Такой способ общаться между собой, основанный на личной выгоде, со стремлением во что бы то ни стало утолить свое больное самолюбие любым способом, пренебрежение человеческим достоинством другого человека, более того, использование его в качестве средства к достижению своих низких целей – это верный путь к разрушению нравственных законов человеческого бытия.
Любовные переживания героев еще сильнее обнажают низость и жестокость природы людей, отсутствие у них культуры эмоциональной идентификации, уважения и взаимопонимания другого.
2.2. Любовь “беспомощных и милых” людей, упускающих свое счастье.
“Дар ускользания”, которым, по мнению Роналда Хингли, обладал Чехов, видимо, передался его героям, трансформировавшись в “дар упускания” – своеобразный талант настойчиво не замечать свое счастье, бежать от нового чувства, боясь самого себя. Герои Чехова верят в любовь и хотят любви, но это как бы только в теории, отвлеченно, как говорится, “вообще”. Когда же дело касается личной судьбы каждого из них, они делают все возможное, чтобы она не состоялась, оправдывая себя равнодушием, отсутствием активного, эмоционального отношения к жизни, “старостью в тридцать лет”, как объяснил для себя ситуацию герой рассказа “Верочка”.

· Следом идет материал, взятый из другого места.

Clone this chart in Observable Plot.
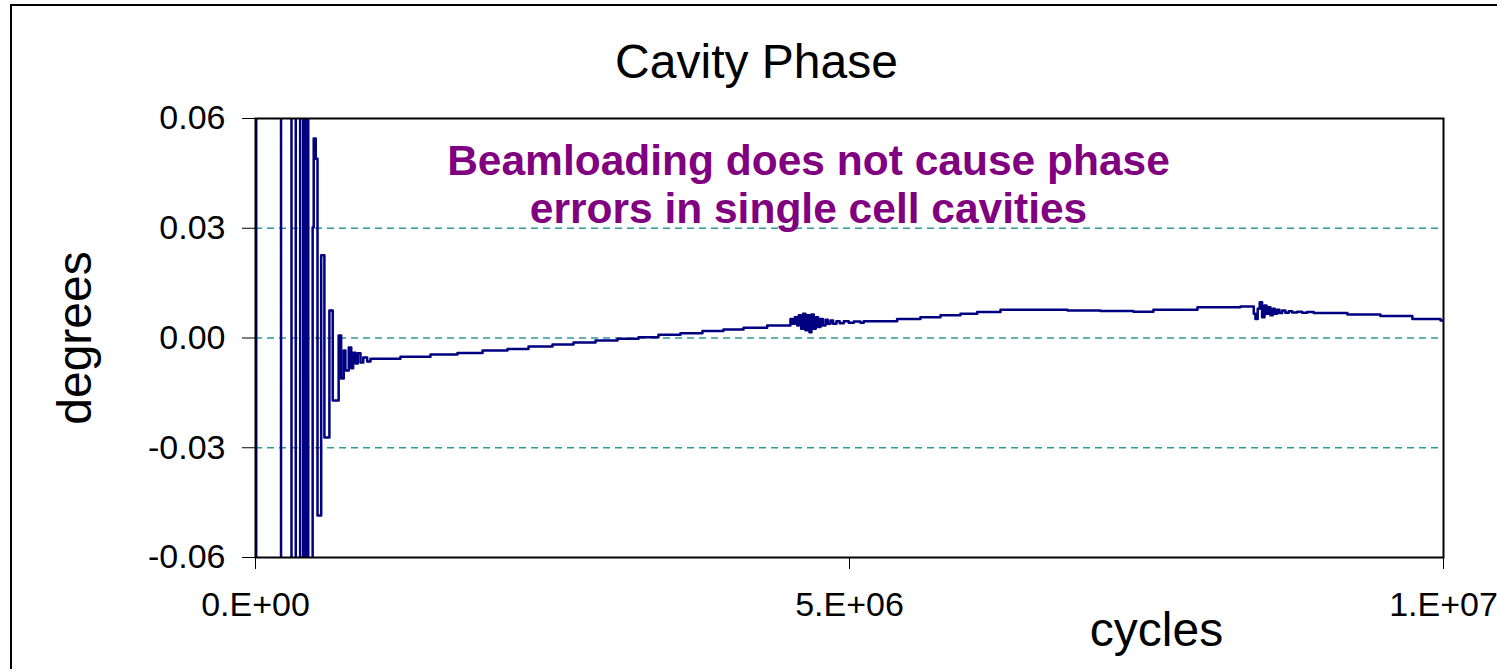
<!DOCTYPE html>
<html><head><meta charset="utf-8">
<script src="https://cdn.jsdelivr.net/npm/d3@7"></script>
<script src="https://cdn.jsdelivr.net/npm/@observablehq/plot@0.6"></script>
<style>
html,body{margin:0;padding:0;background:#fff;overflow:hidden;}
#wrap{position:relative;width:1497px;height:669px;}
#border{position:absolute;left:10px;top:4px;width:3000px;height:3000px;border-left:2px solid #000;border-top:2px solid #000;}
#chart{position:absolute;left:0;top:0;}
</style></head><body>
<div id="wrap"><div id="border"></div><div id="chart"></div></div>
<script>
// cycles and cavity phase (degrees); values far outside ±0.06 are clipped oscillations
const cycles = [0,3000,6000,215000,303000,339000,376000,402000,423000,444000,481000,490000,507000,522000,553000,580000,622000,650000,700000,721000,743000,757000,785000,806000,822000,842000,861000,884000,907000,940000,968000,1220000,1473000,1700000,1911000,2121000,2298000,2500000,2677000,2862000,3047000,3224000,3392000,3577000,3762000,3939000,4108000,4307000,4503000,4523000,4540000,4560000,4573000,4593000,4610000,4629000,4644000,4663000,4680000,4699000,4716000,4736000,4756000,4775000,4798000,4817000,4840000,4862000,4890000,4918000,4952000,4994000,5036000,5092000,5120000,5401000,5597000,5766000,5934000,6075000,6271000,6835000,7112000,7390000,7558000,7929000,8291000,8403000,8417000,8436000,8453000,8473000,8493000,8510000,8529000,8543000,8563000,8580000,8600000,8619000,8642000,8669000,8697000,8726000,8768000,8810000,8852000,8908000,9191000,9469000,9738000,9975000,10000000];
const phase = [-0.031,-0.5,0.5,-0.5,0.5,-0.5,0.5,-0.5,0.5,-0.5,0.0303,0.0545,0.049,-0.0485,0.0226,-0.0272,0.0075,-0.0171,0.0007,-0.0111,-0.0034,-0.0089,-0.0026,-0.0083,-0.004,-0.007,-0.0042,-0.0067,-0.0053,-0.0064,-0.0057,-0.0051,-0.0045,-0.0041,-0.0034,-0.003,-0.0023,-0.0018,-0.0012,-0.0007,-0.0002,0.0002,0.0009,0.0013,0.0019,0.0023,0.0028,0.0034,0.0052,0.0039,0.0057,0.0034,0.0062,0.0025,0.0066,0.0021,0.0062,0.0016,0.0064,0.0025,0.0057,0.003,0.0052,0.0034,0.005,0.0039,0.0048,0.0039,0.0046,0.004,0.0046,0.0042,0.0045,0.0042,0.0046,0.0052,0.0057,0.0062,0.0066,0.0071,0.0077,0.0075,0.0074,0.0072,0.0077,0.0084,0.0086,0.0066,0.0052,0.008,0.0098,0.0057,0.0089,0.0066,0.0084,0.0062,0.008,0.0066,0.0077,0.0068,0.0075,0.0069,0.0073,0.007,0.0072,0.0069,0.0071,0.0068,0.0064,0.006,0.0052,0.0048,0.0048];
const yTicks = [-0.06,-0.03,0,0.03,0.06];
const yGrid = [-0.03,0,0.03];
const xTicks = [0,5000000,10000000];
const xTickLabels = ["0.E+00","5.E+06","1.E+07"];
const titleText = "Cavity Phase";
const xLabel = "cycles";
const yLabel = "degrees";
const noteText = "Beamloading does not cause phase\nerrors in single cell cavities";

const data = cycles.map((c,i)=>({cycles:c, phase:phase[i]}));
const font = "'Liberation Sans', Arial, sans-serif";

const plot = Plot.plot({
  width:1497, height:669,
  marginLeft:255, marginRight:54, marginTop:118, marginBottom:112,
  style:{fontFamily:font, background:"transparent", color:"#000"},
  x:{domain:[0,10000000]},
  y:{domain:[-0.06,0.06]},
  marks:[
    Plot.ruleY(yGrid, {stroke:"#2a9a9a", strokeDasharray:"7,5", strokeWidth:1.3}),
    Plot.line(data, {x:"cycles", y:"phase", curve:"step-after", stroke:"#000080", strokeWidth:2.5, clip:true}),
    Plot.frame({stroke:"#000", strokeWidth:2}),
    Plot.axisX({ticks:xTicks, tickFormat:d=>xTickLabels[xTicks.indexOf(d)], tickSize:12, tickPadding:22, fontSize:34, label:null}),
    Plot.axisY({ticks:yTicks, tickFormat:d=>d.toFixed(2), tickSize:13, tickPadding:17, fontSize:34, label:null}),
    Plot.text([titleText], {frameAnchor:"top", dx:-93, dy:-56, fontSize:48, lineAnchor:"middle", textAnchor:"middle"}),
    Plot.text([noteText], {frameAnchor:"top", dx:-41, dy:22, fontSize:42.5, fontWeight:"bold", fill:"#800080", lineAnchor:"top", lineHeight:1.13, textAnchor:"middle"}),
    Plot.text([xLabel], {frameAnchor:"bottom-right", dx:-287, dy:73, fontSize:48, lineAnchor:"middle", textAnchor:"middle"}),
    Plot.text([yLabel], {frameAnchor:"left", dx:-180, rotate:-90, fontSize:48, lineAnchor:"middle", textAnchor:"middle"})
  ]
});
document.getElementById("chart").appendChild(plot);
</script>
</body></html>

Вообще же тема раннего “старения” и равнодушия, отсутствия эмоционально насыщенной жизни у героев произведений Чехова – одна из любимых тем писателя. Герой (чаще всего это касается мужчины), не добившись определенных успехов в жизни, ставит на себе крест, не предпринимая никаких попыток как-то продолжить или вновь начать ту деятельность, которая позволила бы ему самореализоваться, выразить себя. Таков Иванов в одноименной пьесе, Огнев в рассказе “Верочка”. Нерешительность, неуверенность, оторванность от реальности, мечтательность и склонность много и часто рассуждать о высоких материях характеризуют героя-мужчину в творческом мире Чехова. Это составляет чуть ли не главную часть его обаяния. Сознание своей ненужности, неудачливости, ощущение бремени, которое легло на него тяжким грузом (муки совести) из-за того, что он не может приносить пользу, ставит его в ряд так называемых “лишних людей”.